Output every line below without omitting or altering anything.

▶ [Dataset section]
┏━━
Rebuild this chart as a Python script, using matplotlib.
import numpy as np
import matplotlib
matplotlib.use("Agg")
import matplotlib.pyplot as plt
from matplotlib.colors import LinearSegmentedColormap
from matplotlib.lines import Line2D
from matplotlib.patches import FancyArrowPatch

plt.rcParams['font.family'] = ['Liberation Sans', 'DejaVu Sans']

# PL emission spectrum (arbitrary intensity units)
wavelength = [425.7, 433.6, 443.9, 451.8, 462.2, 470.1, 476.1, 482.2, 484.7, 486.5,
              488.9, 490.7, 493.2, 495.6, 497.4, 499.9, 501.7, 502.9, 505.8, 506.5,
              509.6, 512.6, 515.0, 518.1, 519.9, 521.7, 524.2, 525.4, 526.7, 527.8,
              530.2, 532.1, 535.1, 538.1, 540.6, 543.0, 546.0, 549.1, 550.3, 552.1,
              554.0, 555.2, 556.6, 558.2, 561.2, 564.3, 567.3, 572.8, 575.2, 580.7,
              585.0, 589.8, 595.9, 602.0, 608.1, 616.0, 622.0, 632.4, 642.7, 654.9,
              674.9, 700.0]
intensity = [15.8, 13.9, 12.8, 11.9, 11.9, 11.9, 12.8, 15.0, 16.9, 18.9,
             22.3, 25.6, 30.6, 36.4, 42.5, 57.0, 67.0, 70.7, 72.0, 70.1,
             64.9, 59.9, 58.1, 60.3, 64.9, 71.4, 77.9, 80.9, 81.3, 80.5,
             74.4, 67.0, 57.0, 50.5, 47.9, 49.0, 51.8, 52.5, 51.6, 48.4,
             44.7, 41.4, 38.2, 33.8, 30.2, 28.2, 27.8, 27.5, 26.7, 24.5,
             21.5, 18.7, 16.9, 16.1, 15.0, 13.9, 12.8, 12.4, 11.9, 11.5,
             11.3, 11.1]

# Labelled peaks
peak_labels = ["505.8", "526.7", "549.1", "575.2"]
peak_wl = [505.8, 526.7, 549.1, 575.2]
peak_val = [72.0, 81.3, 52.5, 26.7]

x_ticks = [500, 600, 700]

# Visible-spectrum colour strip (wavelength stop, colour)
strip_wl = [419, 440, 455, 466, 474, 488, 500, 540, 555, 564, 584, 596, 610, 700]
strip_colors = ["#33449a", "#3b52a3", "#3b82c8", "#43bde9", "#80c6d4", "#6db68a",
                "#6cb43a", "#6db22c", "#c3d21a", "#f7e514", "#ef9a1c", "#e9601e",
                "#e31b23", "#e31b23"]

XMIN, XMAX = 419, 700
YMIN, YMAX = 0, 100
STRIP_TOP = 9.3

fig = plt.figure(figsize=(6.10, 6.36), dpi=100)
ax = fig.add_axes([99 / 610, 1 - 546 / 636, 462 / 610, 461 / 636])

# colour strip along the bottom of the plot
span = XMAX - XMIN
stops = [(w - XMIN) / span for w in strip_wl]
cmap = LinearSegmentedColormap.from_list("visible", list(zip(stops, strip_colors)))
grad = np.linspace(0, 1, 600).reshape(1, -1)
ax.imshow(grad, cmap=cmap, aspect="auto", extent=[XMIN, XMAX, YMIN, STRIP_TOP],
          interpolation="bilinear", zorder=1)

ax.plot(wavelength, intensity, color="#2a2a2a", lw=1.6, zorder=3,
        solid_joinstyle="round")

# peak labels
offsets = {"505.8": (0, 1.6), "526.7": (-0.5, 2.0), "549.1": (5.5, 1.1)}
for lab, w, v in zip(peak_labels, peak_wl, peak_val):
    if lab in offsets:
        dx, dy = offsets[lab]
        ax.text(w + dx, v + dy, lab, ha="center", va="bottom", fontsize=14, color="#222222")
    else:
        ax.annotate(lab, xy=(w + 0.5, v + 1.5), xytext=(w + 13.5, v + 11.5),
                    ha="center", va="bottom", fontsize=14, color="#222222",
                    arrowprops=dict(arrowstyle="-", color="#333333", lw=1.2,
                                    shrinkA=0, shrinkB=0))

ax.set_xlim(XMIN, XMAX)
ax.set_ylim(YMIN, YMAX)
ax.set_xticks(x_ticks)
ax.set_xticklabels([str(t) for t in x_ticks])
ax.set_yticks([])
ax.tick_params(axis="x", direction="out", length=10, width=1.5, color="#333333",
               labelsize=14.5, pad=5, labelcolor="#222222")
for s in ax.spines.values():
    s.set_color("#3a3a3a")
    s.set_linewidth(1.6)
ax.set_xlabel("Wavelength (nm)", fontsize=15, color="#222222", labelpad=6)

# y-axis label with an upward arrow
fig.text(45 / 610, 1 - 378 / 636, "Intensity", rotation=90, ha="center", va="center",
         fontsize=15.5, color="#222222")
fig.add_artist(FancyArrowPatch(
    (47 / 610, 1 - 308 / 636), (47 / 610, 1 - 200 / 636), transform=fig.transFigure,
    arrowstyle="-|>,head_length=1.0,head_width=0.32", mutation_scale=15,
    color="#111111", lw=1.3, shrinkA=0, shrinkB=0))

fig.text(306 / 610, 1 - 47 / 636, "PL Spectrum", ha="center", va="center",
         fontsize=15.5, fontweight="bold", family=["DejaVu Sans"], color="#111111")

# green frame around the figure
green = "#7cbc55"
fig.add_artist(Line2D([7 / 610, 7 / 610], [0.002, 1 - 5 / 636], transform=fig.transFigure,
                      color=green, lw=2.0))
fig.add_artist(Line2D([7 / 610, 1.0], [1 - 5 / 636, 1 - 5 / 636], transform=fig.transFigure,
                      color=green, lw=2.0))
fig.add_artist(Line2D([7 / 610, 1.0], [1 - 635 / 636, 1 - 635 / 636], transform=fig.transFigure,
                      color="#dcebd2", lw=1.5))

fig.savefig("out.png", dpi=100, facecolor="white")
┗━━
▶ [Solution for this task]
Rebuild this chart as a Python script, using matplotlib.
import numpy as np
import matplotlib
matplotlib.use("Agg")
import matplotlib.pyplot as plt
from matplotlib.colors import LinearSegmentedColormap
from matplotlib.lines import Line2D
from matplotlib.patches import FancyArrowPatch

plt.rcParams['font.family'] = ['Liberation Sans', 'DejaVu Sans']

# PL emission spectrum (arbitrary intensity units)
wavelength = [425.7, 433.6, 443.9, 451.8, 462.2, 470.1, 476.1, 482.2, 484.7, 486.5,
              488.9, 490.7, 493.2, 495.6, 497.4, 499.9, 501.7, 502.9, 505.8, 506.5,
              509.6, 512.6, 515.0, 518.1, 519.9, 521.7, 524.2, 525.4, 526.7, 527.8,
              530.2, 532.1, 535.1, 538.1, 540.6, 543.0, 546.0, 549.1, 550.3, 552.1,
              554.0, 555.2, 556.6, 558.2, 561.2, 564.3, 567.3, 572.8, 575.2, 580.7,
              585.0, 589.8, 595.9, 602.0, 608.1, 616.0, 622.0, 632.4, 642.7, 654.9,
              674.9, 700.0]
intensity = [15.8, 13.9, 12.8, 11.9, 11.9, 11.9, 12.8, 15.0, 16.9, 18.9,
             22.3, 25.6, 30.6, 36.4, 42.5, 57.0, 67.0, 70.7, 72.0, 70.1,
             64.9, 59.9, 58.1, 60.3, 64.9, 71.4, 77.9, 80.9, 81.3, 80.5,
             74.4, 67.0, 57.0, 50.5, 47.9, 49.0, 51.8, 52.5, 51.6, 48.4,
             44.7, 41.4, 38.2, 33.8, 30.2, 28.2, 27.8, 27.5, 26.7, 24.5,
             21.5, 18.7, 16.9, 16.1, 15.0, 13.9, 12.8, 12.4, 11.9, 11.5,
             11.3, 11.1]

# Labelled peaks
peak_labels = ["505.8", "526.7", "549.1", "575.2"]
peak_wl = [505.8, 526.7, 549.1, 575.2]
peak_val = [72.0, 81.3, 52.5, 26.7]

x_ticks = [500, 600, 700]

# Visible-spectrum colour strip (wavelength stop, colour)
strip_wl = [419, 440, 455, 466, 474, 488, 500, 540, 555, 564, 584, 596, 610, 700]
strip_colors = ["#33449a", "#3b52a3", "#3b82c8", "#43bde9", "#80c6d4", "#6db68a",
                "#6cb43a", "#6db22c", "#c3d21a", "#f7e514", "#ef9a1c", "#e9601e",
                "#e31b23", "#e31b23"]

XMIN, XMAX = 419, 700
YMIN, YMAX = 0, 100
STRIP_TOP = 9.3

fig = plt.figure(figsize=(6.10, 6.36), dpi=100)
ax = fig.add_axes([99 / 610, 1 - 546 / 636, 462 / 610, 461 / 636])

# colour strip along the bottom of the plot
span = XMAX - XMIN
stops = [(w - XMIN) / span for w in strip_wl]
cmap = LinearSegmentedColormap.from_list("visible", list(zip(stops, strip_colors)))
grad = np.linspace(0, 1, 600).reshape(1, -1)
ax.imshow(grad, cmap=cmap, aspect="auto", extent=[XMIN, XMAX, YMIN, STRIP_TOP],
          interpolation="bilinear", zorder=1)

ax.plot(wavelength, intensity, color="#2a2a2a", lw=1.6, zorder=3,
        solid_joinstyle="round")

# peak labels
offsets = {"505.8": (0, 1.6), "526.7": (-0.5, 2.0), "549.1": (5.5, 1.1)}
for lab, w, v in zip(peak_labels, peak_wl, peak_val):
    if lab in offsets:
        dx, dy = offsets[lab]
        ax.text(w + dx, v + dy, lab, ha="center", va="bottom", fontsize=14, color="#222222")
    else:
        ax.annotate(lab, xy=(w + 0.5, v + 1.5), xytext=(w + 13.5, v + 11.5),
                    ha="center", va="bottom", fontsize=14, color="#222222",
                    arrowprops=dict(arrowstyle="-", color="#333333", lw=1.2,
                                    shrinkA=0, shrinkB=0))

ax.set_xlim(XMIN, XMAX)
ax.set_ylim(YMIN, YMAX)
ax.set_xticks(x_ticks)
ax.set_xticklabels([str(t) for t in x_ticks])
ax.set_yticks([])
ax.tick_params(axis="x", direction="out", length=10, width=1.5, color="#333333",
               labelsize=14.5, pad=5, labelcolor="#222222")
for s in ax.spines.values():
    s.set_color("#3a3a3a")
    s.set_linewidth(1.6)
ax.set_xlabel("Wavelength (nm)", fontsize=15, color="#222222", labelpad=6)

# y-axis label with an upward arrow
fig.text(45 / 610, 1 - 378 / 636, "Intensity", rotation=90, ha="center", va="center",
         fontsize=15.5, color="#222222")
fig.add_artist(FancyArrowPatch(
    (47 / 610, 1 - 308 / 636), (47 / 610, 1 - 200 / 636), transform=fig.transFigure,
    arrowstyle="-|>,head_length=1.0,head_width=0.32", mutation_scale=15,
    color="#111111", lw=1.3, shrinkA=0, shrinkB=0))

fig.text(306 / 610, 1 - 47 / 636, "PL Spectrum", ha="center", va="center",
         fontsize=15.5, fontweight="bold", family=["DejaVu Sans"], color="#111111")

# green frame around the figure
green = "#7cbc55"
fig.add_artist(Line2D([7 / 610, 7 / 610], [0.002, 1 - 5 / 636], transform=fig.transFigure,
                      color=green, lw=2.0))
fig.add_artist(Line2D([7 / 610, 1.0], [1 - 5 / 636, 1 - 5 / 636], transform=fig.transFigure,
                      color=green, lw=2.0))
fig.add_artist(Line2D([7 / 610, 1.0], [1 - 635 / 636, 1 - 635 / 636], transform=fig.transFigure,
                      color="#dcebd2", lw=1.5))

fig.savefig("out.png", dpi=100, facecolor="white")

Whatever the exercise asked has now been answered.